House price rises for properties on the troubled Southern Rail network are slowing compared to the rest of the UK, according to research by online estate agent eMoov.
Southern Rail’s decreasing service levels have led to many delays and cancellations as a result of a dispute between management and workers.
EMoov found that average UK house prices rose 7.6 per cent in the last year.
But houses on the Southern Rail network rose by an average of 6.5 per cent.
In the last six months, when Southern Rail service chaos reached its peak, the average UK house price rose 3 per cent. But houses on the Southern network rose just 1.4 per cent.
An eMoov statement says: “But the salt in the wound is the cost of the property itself. With an average price of £447,539 across the Southern Rail network, homeowners are paying above the odds for their property, only for its potential to be blighted by an external factor such as an inadequate train operator.”
EMoov chief executive Russell Quirk says: “This research really highlights the impact external factors can have on a property’s value in the market.
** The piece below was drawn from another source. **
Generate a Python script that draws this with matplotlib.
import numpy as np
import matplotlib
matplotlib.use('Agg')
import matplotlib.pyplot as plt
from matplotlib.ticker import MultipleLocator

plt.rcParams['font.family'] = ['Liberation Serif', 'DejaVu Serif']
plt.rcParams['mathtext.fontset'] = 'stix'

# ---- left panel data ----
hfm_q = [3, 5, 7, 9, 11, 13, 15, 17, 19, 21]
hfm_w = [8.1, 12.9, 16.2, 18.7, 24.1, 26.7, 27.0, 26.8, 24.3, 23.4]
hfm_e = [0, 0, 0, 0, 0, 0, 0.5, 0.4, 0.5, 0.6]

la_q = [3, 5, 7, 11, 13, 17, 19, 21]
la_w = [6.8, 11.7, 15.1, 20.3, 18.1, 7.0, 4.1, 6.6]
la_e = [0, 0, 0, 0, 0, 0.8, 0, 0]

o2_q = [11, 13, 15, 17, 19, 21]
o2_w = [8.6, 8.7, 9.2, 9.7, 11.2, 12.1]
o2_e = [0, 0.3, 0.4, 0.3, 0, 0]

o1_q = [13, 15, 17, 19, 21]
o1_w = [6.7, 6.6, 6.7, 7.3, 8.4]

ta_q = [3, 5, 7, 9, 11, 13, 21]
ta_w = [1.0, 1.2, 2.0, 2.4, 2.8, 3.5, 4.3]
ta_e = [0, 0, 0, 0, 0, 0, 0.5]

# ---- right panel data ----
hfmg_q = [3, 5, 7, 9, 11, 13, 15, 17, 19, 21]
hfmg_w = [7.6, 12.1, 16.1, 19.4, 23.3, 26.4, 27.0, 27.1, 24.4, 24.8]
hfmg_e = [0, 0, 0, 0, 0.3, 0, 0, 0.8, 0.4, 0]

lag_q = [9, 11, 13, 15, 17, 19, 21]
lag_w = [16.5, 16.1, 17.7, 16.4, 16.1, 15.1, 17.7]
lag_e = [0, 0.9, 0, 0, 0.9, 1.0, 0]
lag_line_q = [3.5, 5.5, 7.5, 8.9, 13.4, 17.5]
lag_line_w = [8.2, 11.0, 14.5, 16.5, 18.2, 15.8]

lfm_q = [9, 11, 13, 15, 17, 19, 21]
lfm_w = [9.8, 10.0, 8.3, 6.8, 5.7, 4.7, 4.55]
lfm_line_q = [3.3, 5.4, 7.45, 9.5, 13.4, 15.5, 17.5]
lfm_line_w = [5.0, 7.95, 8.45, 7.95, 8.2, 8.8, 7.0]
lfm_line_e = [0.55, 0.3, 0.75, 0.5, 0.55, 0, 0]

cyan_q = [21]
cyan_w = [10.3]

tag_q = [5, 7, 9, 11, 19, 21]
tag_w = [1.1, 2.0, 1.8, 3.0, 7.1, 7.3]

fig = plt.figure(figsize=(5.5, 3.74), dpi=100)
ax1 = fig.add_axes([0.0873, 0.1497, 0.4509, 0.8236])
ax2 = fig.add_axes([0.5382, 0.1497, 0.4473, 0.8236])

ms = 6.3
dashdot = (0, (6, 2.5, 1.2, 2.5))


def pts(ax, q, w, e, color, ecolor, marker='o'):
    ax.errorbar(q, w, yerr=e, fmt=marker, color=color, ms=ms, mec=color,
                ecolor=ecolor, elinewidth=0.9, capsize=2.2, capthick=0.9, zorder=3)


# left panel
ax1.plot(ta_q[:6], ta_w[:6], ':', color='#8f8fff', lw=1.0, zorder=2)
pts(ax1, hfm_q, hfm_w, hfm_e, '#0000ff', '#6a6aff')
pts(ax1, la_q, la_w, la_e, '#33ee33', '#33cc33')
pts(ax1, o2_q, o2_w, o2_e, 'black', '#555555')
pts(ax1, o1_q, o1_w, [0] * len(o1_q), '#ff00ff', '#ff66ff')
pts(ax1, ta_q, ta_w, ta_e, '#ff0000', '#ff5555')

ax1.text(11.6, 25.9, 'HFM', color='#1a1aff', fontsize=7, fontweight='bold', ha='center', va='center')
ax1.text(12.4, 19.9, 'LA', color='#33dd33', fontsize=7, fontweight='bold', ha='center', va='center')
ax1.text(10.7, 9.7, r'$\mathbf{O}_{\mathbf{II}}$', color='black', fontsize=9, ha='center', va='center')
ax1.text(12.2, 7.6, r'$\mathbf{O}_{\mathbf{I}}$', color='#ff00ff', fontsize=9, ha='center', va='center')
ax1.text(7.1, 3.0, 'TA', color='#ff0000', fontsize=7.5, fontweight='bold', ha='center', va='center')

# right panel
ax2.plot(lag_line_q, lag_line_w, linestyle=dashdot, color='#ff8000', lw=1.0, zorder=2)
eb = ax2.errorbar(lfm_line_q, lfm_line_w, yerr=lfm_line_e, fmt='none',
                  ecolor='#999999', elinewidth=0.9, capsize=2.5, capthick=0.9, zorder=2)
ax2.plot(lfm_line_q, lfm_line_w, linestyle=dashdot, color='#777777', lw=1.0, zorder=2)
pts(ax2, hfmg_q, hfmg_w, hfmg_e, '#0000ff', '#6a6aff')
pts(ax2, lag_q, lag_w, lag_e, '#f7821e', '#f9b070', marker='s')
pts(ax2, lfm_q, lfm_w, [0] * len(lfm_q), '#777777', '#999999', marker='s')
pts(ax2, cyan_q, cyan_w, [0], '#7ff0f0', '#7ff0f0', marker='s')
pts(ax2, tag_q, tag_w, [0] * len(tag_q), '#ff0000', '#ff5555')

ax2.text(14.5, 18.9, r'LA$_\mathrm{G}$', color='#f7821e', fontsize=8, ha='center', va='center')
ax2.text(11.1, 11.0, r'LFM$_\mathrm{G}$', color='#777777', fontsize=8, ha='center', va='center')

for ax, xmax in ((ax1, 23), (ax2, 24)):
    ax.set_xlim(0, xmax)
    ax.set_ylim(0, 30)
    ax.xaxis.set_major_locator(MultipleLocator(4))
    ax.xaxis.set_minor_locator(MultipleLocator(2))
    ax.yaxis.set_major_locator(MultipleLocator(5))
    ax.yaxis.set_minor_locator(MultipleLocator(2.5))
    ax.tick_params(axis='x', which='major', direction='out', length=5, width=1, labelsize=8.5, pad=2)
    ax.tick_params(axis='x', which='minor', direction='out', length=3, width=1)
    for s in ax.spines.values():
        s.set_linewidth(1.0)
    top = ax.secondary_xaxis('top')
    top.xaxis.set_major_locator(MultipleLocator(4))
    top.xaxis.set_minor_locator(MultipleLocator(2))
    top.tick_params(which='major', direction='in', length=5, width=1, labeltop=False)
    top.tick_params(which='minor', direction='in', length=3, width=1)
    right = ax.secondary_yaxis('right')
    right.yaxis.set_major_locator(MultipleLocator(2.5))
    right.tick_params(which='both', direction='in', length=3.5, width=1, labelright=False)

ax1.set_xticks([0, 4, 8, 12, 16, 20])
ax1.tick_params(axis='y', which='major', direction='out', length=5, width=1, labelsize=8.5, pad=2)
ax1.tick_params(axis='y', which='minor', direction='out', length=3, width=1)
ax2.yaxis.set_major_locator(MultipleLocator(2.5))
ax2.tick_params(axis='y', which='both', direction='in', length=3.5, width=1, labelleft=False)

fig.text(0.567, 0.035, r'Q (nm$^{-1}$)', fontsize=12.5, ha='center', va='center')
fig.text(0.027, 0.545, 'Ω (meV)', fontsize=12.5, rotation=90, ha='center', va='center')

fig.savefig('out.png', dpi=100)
Often, the close proximity of good commuter links into London, in particular, can help increase the asking price of a property.
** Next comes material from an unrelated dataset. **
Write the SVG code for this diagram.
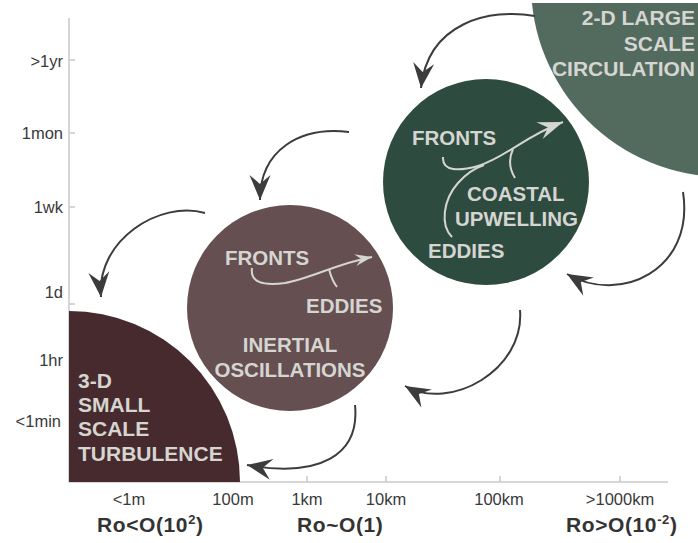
<svg xmlns="http://www.w3.org/2000/svg" width="698" height="543" viewBox="0 0 698 543">
<style>
.ax{stroke:#c9c9c9;stroke-width:1.5;fill:none}
.tl{font-family:"Liberation Sans",Arial,sans-serif;font-size:16.5px;fill:#3a3a3a}
.ro{font-family:"Liberation Sans",Arial,sans-serif;font-size:21px;font-weight:bold;fill:#333;letter-spacing:0.6px}
.lb{font-family:"Liberation Sans",Arial,sans-serif;font-size:20.5px;font-weight:bold;fill:#d5d5d1}
.lg{font-size:21px}
.cn{stroke:#3c3c3c;stroke-width:2;fill:none;marker-end:url(#ah)}
.ia{stroke:#d5d5d1;stroke-width:2;fill:none}
</style>
<defs>
<marker id="ah" markerUnits="userSpaceOnUse" markerWidth="1" markerHeight="1" refX="0" refY="0" orient="auto" overflow="visible">
<path d="M0,0 L-25,-10.5 L-16,0 L-25,10.5 Z" fill="#3c3c3c"/>
</marker>
<marker id="wb" markerUnits="userSpaceOnUse" markerWidth="1" markerHeight="1" refX="0" refY="0" orient="auto" overflow="visible">
<path d="M0,0 L-25,-9 L-16,0 L-25,9 Z" fill="#d5d5d1"/>
</marker>
<marker id="ws" markerUnits="userSpaceOnUse" markerWidth="1" markerHeight="1" refX="0" refY="0" orient="auto" overflow="visible">
<path d="M0,0 L-17,-6 L-11,0 L-17,6 Z" fill="#d5d5d1"/>
</marker>
<clipPath id="cl"><rect x="0" y="3" width="698" height="540"/></clipPath>
</defs>

<g id="axes">
<path class="ax" d="M69,18 V482 H668"/>
<path class="ax" d="M69,60 h6 M69,133 h6 M69,207 h6 M69,304 h6"/>
<path class="ax" d="M129,482 v-6 M189,482 v-6 M205,482 v-6 M226,482 v-6 M307,482 v-6 M386,482 v-6 M500,482 v-6 M620,482 v-6"/>
<text class="tl" x="63" y="67" text-anchor="end">&gt;1yr</text>
<text class="tl" x="63" y="139" text-anchor="end">1mon</text>
<text class="tl" x="63" y="213" text-anchor="end">1wk</text>
<text class="tl" x="63" y="298" text-anchor="end">1d</text>
<text class="tl" x="63" y="366" text-anchor="end">1hr</text>
<text class="tl" x="61" y="427" text-anchor="end">&lt;1min</text>
<text class="tl" x="129" y="505" text-anchor="middle">&lt;1m</text>
<text class="tl" x="233" y="505" text-anchor="middle">100m</text>
<text class="tl" x="307" y="505" text-anchor="middle">1km</text>
<text class="tl" x="386" y="505" text-anchor="middle">10km</text>
<text class="tl" x="499" y="505" text-anchor="middle">100km</text>
<text class="tl" x="620" y="505" text-anchor="middle">&gt;1000km</text>
<text class="ro" x="97" y="532">Ro&lt;O(10<tspan font-size="13" dy="-8">2</tspan><tspan dy="8">)</tspan></text>
<text class="ro" x="297" y="532">Ro~O(1)</text>
<text class="ro" x="566" y="532">Ro&gt;O(10<tspan font-size="13" dy="-8">-2</tspan><tspan dy="8">)</tspan></text>
</g>

<g id="large-scale">
<circle cx="724" cy="-16" r="193" fill="#536a5e" clip-path="url(#cl)"/>
<text class="lb lg" x="695" y="25" text-anchor="end">2-D LARGE</text>
<text class="lb lg" x="695" y="51" text-anchor="end">SCALE</text>
<text class="lb lg" x="695" y="76" text-anchor="end">CIRCULATION</text>
</g>

<g id="submesoscale-green">
<circle cx="486" cy="182" r="103" fill="#2e4b40"/>
<path class="ia" d="M443,157 C442,172 460,171 478,166 C505,158 525,136 563,122" marker-end="url(#wb)"/>
<path class="ia" d="M452,237 C440,225 443,200 458,183 C466,174 475,168 484,165"/>
<path class="ia" d="M513,149 C508,160 510,170 515,178"/>
<text class="lb" x="412" y="145">FRONTS</text>
<text class="lb" x="467" y="201">COASTAL</text>
<text class="lb" x="455" y="226">UPWELLING</text>
<text class="lb" x="428" y="258">EDDIES</text>
</g>

<g id="submesoscale-mauve">
<circle cx="290" cy="308" r="103" fill="#654f51"/>
<path class="ia" d="M252,268 C250,282 262,286 285,283 C310,279 335,264 372,257" marker-end="url(#ws)"/>
<path class="ia" d="M329,269 C331,277 333,282 337,287"/>
<text class="lb" x="225" y="265">FRONTS</text>
<text class="lb" x="306" y="313">EDDIES</text>
<text class="lb" x="290" y="352" text-anchor="middle">INERTIAL</text>
<text class="lb" x="290" y="377" text-anchor="middle">OSCILLATIONS</text>
</g>

<g id="small-scale">
<path d="M69,311 A171,171 0 0 1 240,482 L69,482 Z" fill="#472a2d"/>
<text class="lb lg" x="78" y="388">3-D</text>
<text class="lb lg" x="78" y="412">SMALL</text>
<text class="lb lg" x="78" y="436">SCALE</text>
<text class="lb lg" x="78" y="461">TURBULENCE</text>
</g>

<g id="connectors">
<path class="cn" d="M535,16 C490,8 428,22 421,88"/>
<path class="cn" d="M349,132 C300,126 260,150 260,200"/>
<path class="cn" d="M205,213 C160,200 96,240 101,297"/>
<path class="cn" d="M683,192 C695,270 620,305 567,274"/>
<path class="cn" d="M520,310 C525,370 450,412 405,386"/>
<path class="cn" d="M355,405 C360,455 320,478 247,465"/>
</g>
</svg>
“In this instance, strike action, poor service, cancelled trains and long delays have had the reverse effect to property prices on the Southern Rail network.”
EMoov collected the average price paid and value change surrounding each station across all nine of the Southern Rail network lines.
The research looked at the price growth over the last 12 months, as well as the last six, comparing each line on Southern Rail and the network as a whole, to price growth across England during the same time periods.